権八:てことはさ、入社した時は何歳ぐらいだったの?
サノ:29とかですね。
権八:あ、そういうことなんだ。なるほどね。
サノ:そうですね、「最年長」って言われました。歴代の新入社員の中で。
投稿の「切なさ」は、周りが指摘してくれた
澤本:Twitterを始めたのは、どういう理由だったんだっけ?
サノ:それは、広告代理店で働いているのでSNSの相談とかを受けるんですね。僕は新入社員といっても30歳ぐらいだったんですけど、一応新入社員扱いだったので「Twitterってどうなの?バズるの?」って聞かれて。でも、やっていなかったので、何にも答えられなくて。それで、ちょっと申し訳ないなと思って始めたのがきっかけです。
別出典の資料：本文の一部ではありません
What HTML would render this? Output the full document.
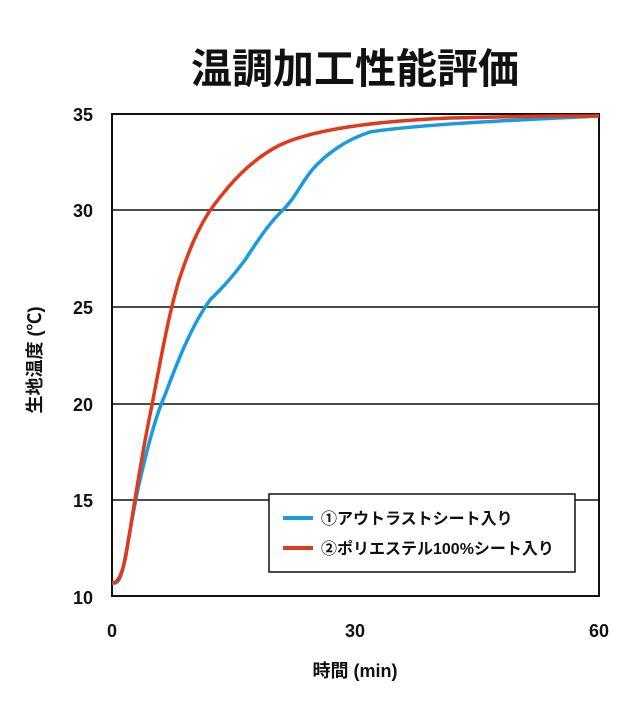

権八:へえ~。なんか3、4日前もめちゃくちゃバズってたね。
サノ:あれは、僕がTikTokのとあるライブ配信をたまたま見ていたら、なぜかずっと犬の顔だけが映っていて。この様子に対して、リスナーがコメント欄に投稿してるんですね。「もっとこっち向いて」とか「スクショタイム、ちょうだい!」とか犬に言ってる姿が面白くて。僕のTwitterで「TikTokでこんなんありました」と紹介したんですよ。
権八:すごいね。でも、サノくんはそうはいっても投稿はちょっと狙いにいってるじゃん?
サノ:あ〜。自分の中で、「これはみんなが笑ってくれそうだな」っていうものはチョイスしてますね。
権八:そうそう。あれは何かコツがあるんですかね?
サノ:あんまりないんですけど。そもそも“切ない”っていうのも別に意図したわけではなくて。僕が始めたきっかけが、先輩のSNSに対する相談に答えられるように、から始めているので。何を投稿していいのかわからないから、自分の日常を投稿していたんですね。そしたら、周りが「こいつの投稿切なくね?」みたいに言ってくださったので、それで“切ないんだな”って気づきました。
澤本:あはははは!
サノ:特に“切ない”を意識してるっていうことではないですけど……。いや、最近はちょっと意識しちゃってるかもしれないですけど。逆に引っ張られて。
一同:(笑)。
権八:そうだよね、みんなが期待してるもんね、サノくんに切なさを(笑)。あと、サノくんといえば、いつもTシャツが面白いんですよ。
サノ:ありがとうございます。今日は普通で申し訳ないんですけど。
権八:いや、普通には見えないんだけども(笑)。でも、それもちょくちょくバズってるよね、「洋服ネタ」も。
サノ:そうですね、なんか「服がダサイ」というか。
中村:港区で「PIKO」を着ているのは君だけだよ。って言われたんでしょ?(笑)
サノ:あ~、それは言われましたね(笑)。
権八:あー、 あったね、PIKO。
サノ:みんな、中学校の時は一度は通っている服だと思うんですけど。「今着ている奴は、お前しかいない」と言われました。